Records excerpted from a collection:

☆ ☆ ☆ ☆

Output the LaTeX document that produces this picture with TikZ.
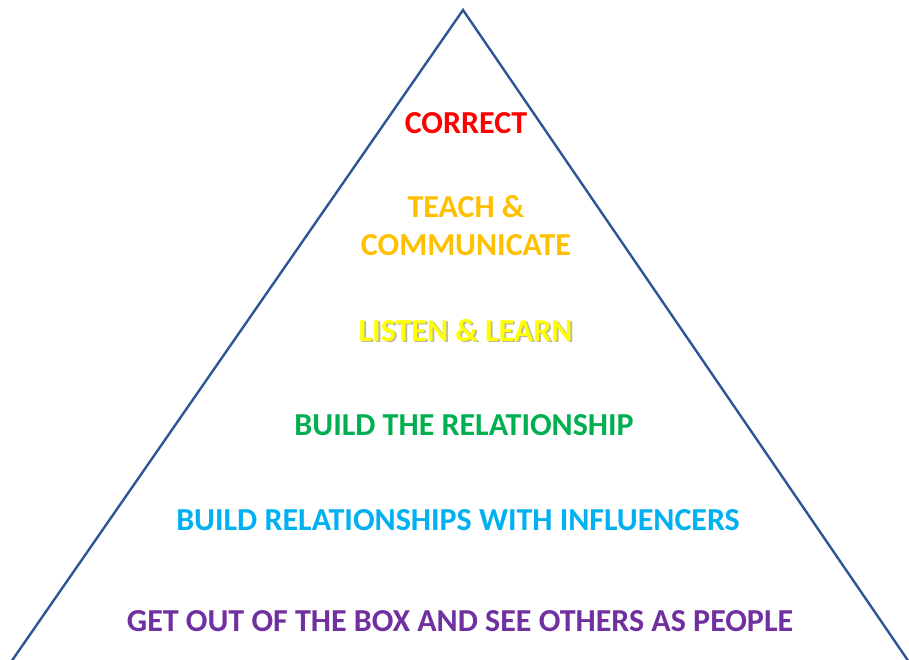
\documentclass[tikz,border=0pt]{standalone}
\usepackage{fontspec}
\setmainfont{Carlito}
\begin{document}
\begin{tikzpicture}[x=1pt,y=-1pt,
  lbl/.style={font=\bfseries\fontsize{32}{38}\selectfont, inner sep=0pt, align=center},
  edge/.style={draw=linecol, line width=2.4pt}]
\definecolor{linecol}{HTML}{2F5597}
\definecolor{cred}{HTML}{FF0000}
\definecolor{corange}{HTML}{FFC000}
\definecolor{cyellow}{HTML}{FFFF00}
\definecolor{cgreen}{HTML}{00B050}
\definecolor{cblue}{HTML}{00B0F0}
\definecolor{cpurple}{HTML}{7030A0}
\definecolor{cshadow}{HTML}{B8B8A0}
\useasboundingbox (0,0) rectangle (909,660);
\fill[white] (0,0) rectangle (909,660);
\coordinate (apex) at (463,10);
\coordinate (bl) at (11,662);
\coordinate (br) at (909,662);
\draw[edge, line join=miter] (bl) -- (apex) -- (br);
\node[lbl, text=cred] (n1) at (466,123) {CORRECT};
\node[lbl, text=corange] (n2) at (466,226) {TEACH \&\\COMMUNICATE};
\node[lbl, text=cyellow] (n3) at (465.5,331) {\rlap{\hspace{1.8pt}\raisebox{-1.8pt}{\color{cshadow}LISTEN \& LEARN}}LISTEN \& LEARN};
\node[lbl, text=cgreen] (n4) at (464,425) {BUILD THE RELATIONSHIP};
\node[lbl, text=cblue] (n5) at (458,520) {BUILD RELATIONSHIPS WITH INFLUENCERS};
\node[lbl, text=cpurple] (n6) at (460,621) {GET OUT OF THE BOX AND SEE OTHERS AS PEOPLE};
\end{tikzpicture}
\end{document}
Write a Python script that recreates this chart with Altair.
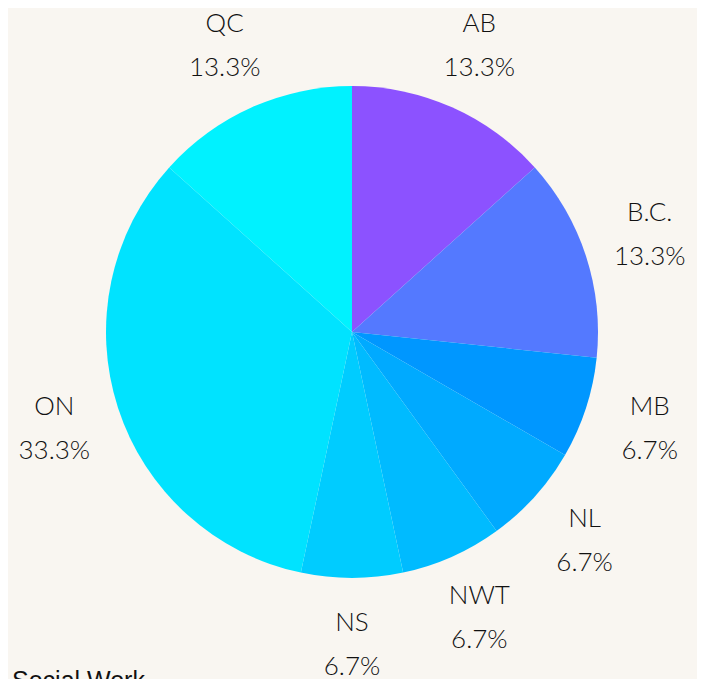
import altair as alt
import pandas as pd

provinces = ["AB", "B.C.", "MB", "NL", "NWT", "NS", "ON", "QC"]
counts = [2, 2, 1, 1, 1, 1, 5, 2]
colors = ["#8C52FF", "#5479FF", "#0097FF", "#00AAFF", "#00BBFF", "#00CCFF", "#00E3FF", "#00F2FF"]

total = sum(counts)
pct_labels = [f"{c / total * 100:.1f}%" for c in counts]

df = pd.DataFrame({
    "province": provinces,
    "count": counts,
    "order": list(range(len(provinces))),
    "label": [f"{p}\n{l}" for p, l in zip(provinces, pct_labels)],
})

W, H = 689, 671
cx, cy = 344, 324

base = alt.Chart(df).encode(
    theta=alt.Theta("count:Q", stack=True),
    order=alt.Order("order:Q"),
)

pie = base.mark_arc(radius=246, stroke=None).encode(
    color=alt.Color("province:N", scale=alt.Scale(domain=provinces, range=colors), legend=None),
    x=alt.value(cx),
    y=alt.value(cy),
)

labels = base.mark_text(
    radius=313, font="Lato", fontWeight=300, fontSize=26, lineBreak="\n",
    lineHeight=44, align="center", baseline="middle", dy=-22, color="#111111",
).encode(
    text="label:N",
    x=alt.value(cx),
    y=alt.value(cy),
)

footer = alt.Chart(pd.DataFrame({"t": ["Social Work"]})).mark_text(
    font="Liberation Sans", fontSize=25, align="left", baseline="alphabetic", color="#111111",
).encode(
    text="t:N",
    x=alt.value(4),
    y=alt.value(681),
)

chart = alt.layer(pie, labels, footer).properties(
    width=W, height=H,
    autosize=alt.AutoSizeParams(type="none"),
    padding=0,
    background="#F9F6F1",
).configure_view(stroke=None)

chart.save("out.html", embed_options={"renderer": "svg", "actions": False})
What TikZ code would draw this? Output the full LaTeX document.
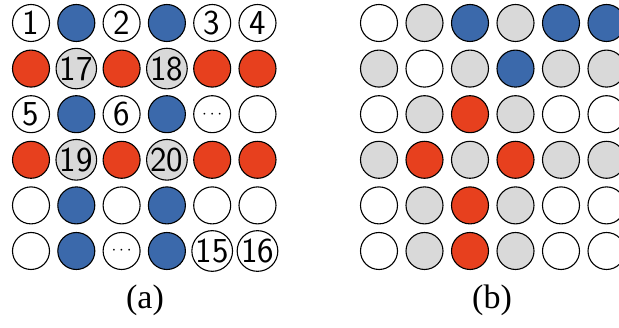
\documentclass[tikz,border=0pt]{standalone}
\usepackage{fontspec}
\setmainfont{Liberation Serif}
\usetikzlibrary{positioning}
\definecolor{dotBlue}{RGB}{59,105,171}
\definecolor{dotRed}{RGB}{231,64,30}
\definecolor{dotGray}{RGB}{217,217,217}
\newcommand{\moredots}{{\fontsize{17}{17}\selectfont$\cdots$}}

\begin{document}
\begin{tikzpicture}[
  x=1pt,y=-1pt,
  dot/.style={
    circle,
    draw,
    line width=1.1pt,
    minimum size=37pt,
    inner sep=0pt,
    font=\fontspec{Latin Modern Sans}\fontsize{35}{35}\selectfont
  },
  W/.style={dot,fill=white},
  B/.style={dot,fill=dotBlue},
  R/.style={dot,fill=dotRed},
  G/.style={dot,fill=dotGray},
  caption/.style={font=\fontsize{34}{36}\selectfont}
]
  \useasboundingbox (0,0) rectangle (619,328);
  \clip (0,0) rectangle (619,328);
  % panel (a)
  \foreach \row [count=\j from 0] in {
      {W/1,B/,W/2,B/,W/3,W/4},
      {R/,G/17,R/,G/18,R/,R/},
      {W/5,B/,W/6,B/,W/\moredots,W/},
      {R/,G/19,R/,G/20,R/,R/},
      {W/,B/,W/,B/,W/,W/},
      {W/,B/,W/\moredots,B/,W/15,W/16}}
    \foreach \kind/\txt [count=\i from 0] in \row
      \node[\kind] (a-\j-\i) at (31+45.3*\i,23+45.6*\j) {\txt};
  % panel (b)
  \foreach \row [count=\j from 0] in {
      {W,G,B,G,B,B},
      {G,W,G,B,G,G},
      {W,G,R,G,W,W},
      {G,R,G,R,G,G},
      {W,G,R,G,W,W},
      {W,G,R,G,W,W}}
    \foreach \kind [count=\i from 0] in \row
      \node[\kind] (b-\j-\i) at (379+45.5*\i,23+45.6*\j) {};
  \node[caption] (capA) at (145,300) {(a)};
  \node[caption] (capB) at (492,300) {(b)};
\end{tikzpicture}
\end{document}
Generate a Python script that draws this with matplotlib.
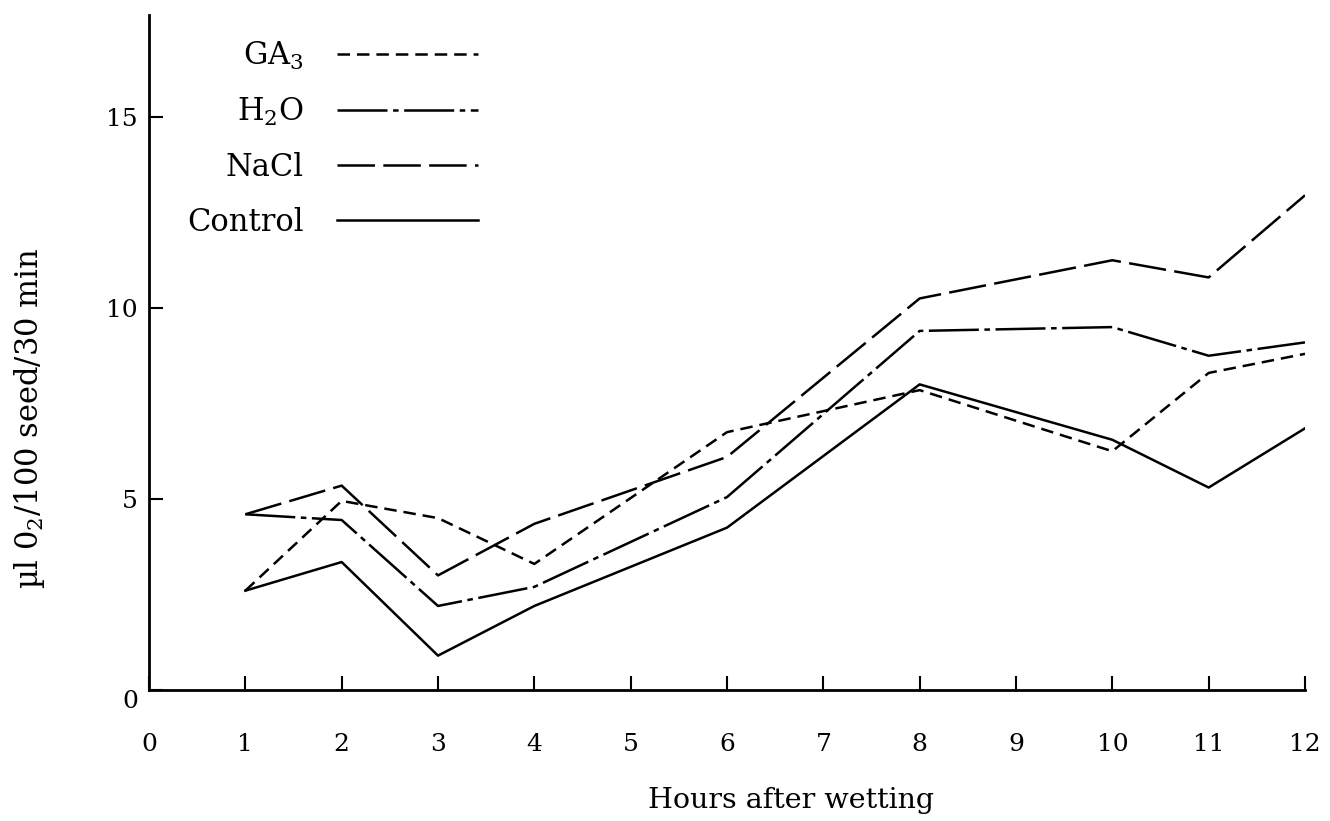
import matplotlib
matplotlib.use("Agg")
import matplotlib.pyplot as plt

# Oxygen uptake after wetting
hours = [1, 2, 3, 4, 6, 8, 10, 11, 12]
ga3 = [2.6, 4.95, 4.5, 3.3, 6.75, 7.85, 6.25, 8.3, 8.8]
h2o = [4.6, 4.45, 2.2, 2.7, 5.05, 9.4, 9.5, 8.75, 9.1]
nacl = [4.6, 5.35, 3.0, 4.35, 6.1, 10.25, 11.25, 10.8, 12.95]
control = [2.6, 3.35, 0.9, 2.2, 4.25, 8.0, 6.55, 5.3, 6.85]

series = [
    ("GA$_3$", ga3, (0, (9, 5))),
    ("H$_2$O", h2o, (0, (36, 4, 4, 4))),
    ("NaCl", nacl, (0, (27, 6))),
    ("Control", control, "-"),
]

x_ticks = list(range(0, 13))
y_ticks = [0, 5, 10, 15]

plt.rcParams["font.family"] = ["DejaVu Serif"]
plt.rcParams["mathtext.fontset"] = "dejavuserif"
plt.rcParams["lines.scale_dashes"] = False

fig = plt.figure(figsize=(13.3, 8.21), dpi=100)
ax = fig.add_axes([149 / 1330, 1 - 690 / 821, (1305 - 149) / 1330, (690 - 15) / 821])

for label, vals, ls in series:
    ax.plot(hours, vals, color="black", linestyle=ls, linewidth=1.8, label=label)

ax.set_xlim(0, 12)
ax.set_ylim(0, 17.67)
ax.set_xticks(x_ticks)
ax.set_yticks(y_ticks)
ax.spines["top"].set_visible(False)
ax.spines["right"].set_visible(False)
ax.spines["left"].set_linewidth(2)
ax.spines["bottom"].set_linewidth(2)
ax.tick_params(axis="both", direction="in", length=10, width=1.5, labelsize=18)
ax.tick_params(axis="x", pad=31)
ax.tick_params(axis="y", pad=8)
ax.get_yticklabels()[0].set_verticalalignment("top")

# legend: labels to the left of the line samples, right-aligned
ax.legend(
    loc="upper right",
    bbox_to_anchor=(478 / 1330, 1 - 40 / 821),
    bbox_transform=fig.transFigure,
    frameon=False,
    markerfirst=False,
    handlelength=4.6,
    handletextpad=1.1,
    labelspacing=0.78,
    borderpad=0,
    borderaxespad=0,
    fontsize=22,
)

fig.text(30 / 1330, 1 - 418 / 821, "µl 0$_2$/100 seed/30 min", rotation=90,
         ha="center", va="center", fontsize=22)
fig.text(791 / 1330, 1 - 800 / 821, "Hours after wetting", ha="center", va="center",
         fontsize=20.5)

fig.savefig("out.png", dpi=100)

☆ ☆ ☆ ☆

Gather every line from the entries above where the word "Output" appears, and copy them.

▶ [Response for this exercise]:
Output the LaTeX document that produces this picture with TikZ.
What TikZ code would draw this? Output the full LaTeX document.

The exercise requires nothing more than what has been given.